Liquid Crystal NightingaleLiquid Crystal Nightingale by Eeleen Lee


Well, where do I start with this one?

I haven't been reading much sci-fi lately, mostly because I don't seem to enjoy them as much as I imagine that I used to. I don't know if it's because of a shift in my reading tastes, or if it's an overall change in the style of writing in newer sci-fi books.

Liquid Crystal Nightingale is a case in point. I picked it up because it was written by a Malaysian and it sounded interesting enough; it's basically a murder mystery with political underpinnings set in a space colony in the future. I wanted to devour it but found myself struggling to anchor myself in the story and the world. It didn't help that besides the very carefully structured and described advanced future on Chatoyance that hinged heavily on gemology (something I have no idea about), it also flipped back and forth in time with rampant flashbacks and scarce signposts of whether the thing happening was in the present or the recent past or actually a few years back by now.

This makes it sound like I hated the book.

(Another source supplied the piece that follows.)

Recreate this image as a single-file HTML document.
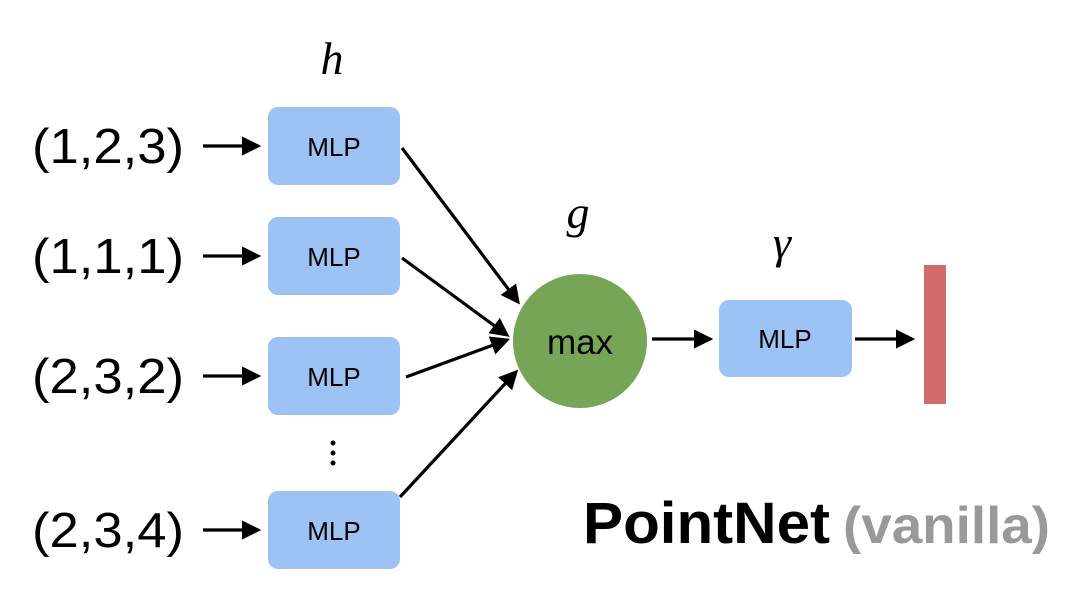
<!DOCTYPE html>
<html><head><meta charset="utf-8"><style>
html,body{margin:0;padding:0;background:#fff;}
svg{display:block;}
</style></head><body>
<svg width="1078" height="600" viewBox="0 0 1078 600" xmlns="http://www.w3.org/2000/svg">
<defs>
<marker id="a" markerWidth="6" markerHeight="6" refX="5" refY="3" orient="auto" markerUnits="strokeWidth">
<path d="M0,0 L6,3 L0,6 z" fill="#000"/>
</marker>
</defs>
<g font-family="Liberation Sans, sans-serif" font-size="49" fill="#000">
<text x="32" y="163" textLength="152" lengthAdjust="spacingAndGlyphs">(1,2,3)</text>
<text x="32" y="273" textLength="152" lengthAdjust="spacingAndGlyphs">(1,1,1)</text>
<text x="32" y="393" textLength="152" lengthAdjust="spacingAndGlyphs">(2,3,2)</text>
<text x="32" y="547" textLength="152" lengthAdjust="spacingAndGlyphs">(2,3,4)</text>
</g>
<g stroke="#000" stroke-width="3.2" fill="none" marker-end="url(#a)">
<line x1="203" y1="146" x2="258" y2="146"/>
<line x1="203" y1="256" x2="258" y2="256"/>
<line x1="203" y1="376" x2="258" y2="376"/>
<line x1="203" y1="530" x2="258" y2="530"/>
<line x1="402" y1="148" x2="518" y2="302"/>
<line x1="402" y1="258" x2="507" y2="335"/>
<line x1="406" y1="377" x2="507" y2="340"/>
<line x1="400" y1="497" x2="516" y2="372"/>
<line x1="652" y1="339" x2="710" y2="339"/>
<line x1="855" y1="339" x2="912" y2="339"/>
</g>
<g fill="#9cc3f3">
<rect x="268" y="107" width="132" height="78" rx="10"/>
<rect x="268" y="217" width="132" height="78" rx="10"/>
<rect x="268" y="337" width="132" height="78" rx="10"/>
<rect x="268" y="491" width="132" height="78" rx="10"/>
<rect x="719" y="300" width="133" height="77" rx="10"/>
</g>
<circle cx="580" cy="341" r="67" fill="#77a557"/>
<rect x="924" y="265" width="22" height="139" fill="#d26c6c"/>
<g font-family="Liberation Sans, sans-serif" font-size="26" fill="#000" text-anchor="middle">
<text x="334" y="156">MLP</text>
<text x="334" y="266">MLP</text>
<text x="334" y="386">MLP</text>
<text x="334" y="540">MLP</text>
<text x="785" y="348">MLP</text>
<text x="580" y="354" font-size="35">max</text>
</g>
<g fill="#000">
<circle cx="333" cy="443" r="2.5"/><circle cx="333" cy="453" r="2.5"/><circle cx="333" cy="463" r="2.5"/>
</g>
<g font-family="Liberation Serif, serif" font-style="italic" font-size="46" fill="#000" text-anchor="middle">
<text x="332" y="74">h</text>
<text x="578" y="228">g</text>
<text x="782" y="258">γ</text>
</g>
<text x="583" y="543" font-family="Liberation Sans, sans-serif" font-weight="bold" font-size="58" fill="#000" textLength="247" lengthAdjust="spacingAndGlyphs">PointNet</text>
<text x="843" y="543" font-family="Liberation Sans, sans-serif" font-weight="bold" font-size="52" fill="#999" textLength="207" lengthAdjust="spacingAndGlyphs">(vanilla)</text>
</svg>
</body></html>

I didn't hate it, but I didn't love it either. It just required too much effort at the initial level. I admit, I am a very lazy reader. I was planning to review this according to my normal schedule on Wednesday (I DID finish it by then), but decided bagi chance la and did a re-read. The second read-through flowed much better when I could orient myself properly.

The world-building is well done. Chatoyance and its related space colonies feel fully-formed with interesting histories and backstories; the Tiers, the mining industries, the Artisans, the underworld and their religions. There are so many layers to the world that it has a life of its own--though that might have been its own downfall; the multi-layered complexity may have been what confused me (I don't do very well following real-life political intrigue either). I think it would appeal very much to more science-y types (or actual gemologists!) and those who like layers upon layers of political conspiracy.

The ending feels a little like an Inspector Rebus book: the mystery has been solved and the perpetrators caught, but the actual conclusion is still slightly vague. You have to read between the lines (a few times) to figure out what the perpetrators have admitted to and are being arrested for. There's a sort-of satisfaction to this, I guess.

I received a complimentary copy of this book from Rebellion via Netgalley. Opinions expressed in this review are completely my own.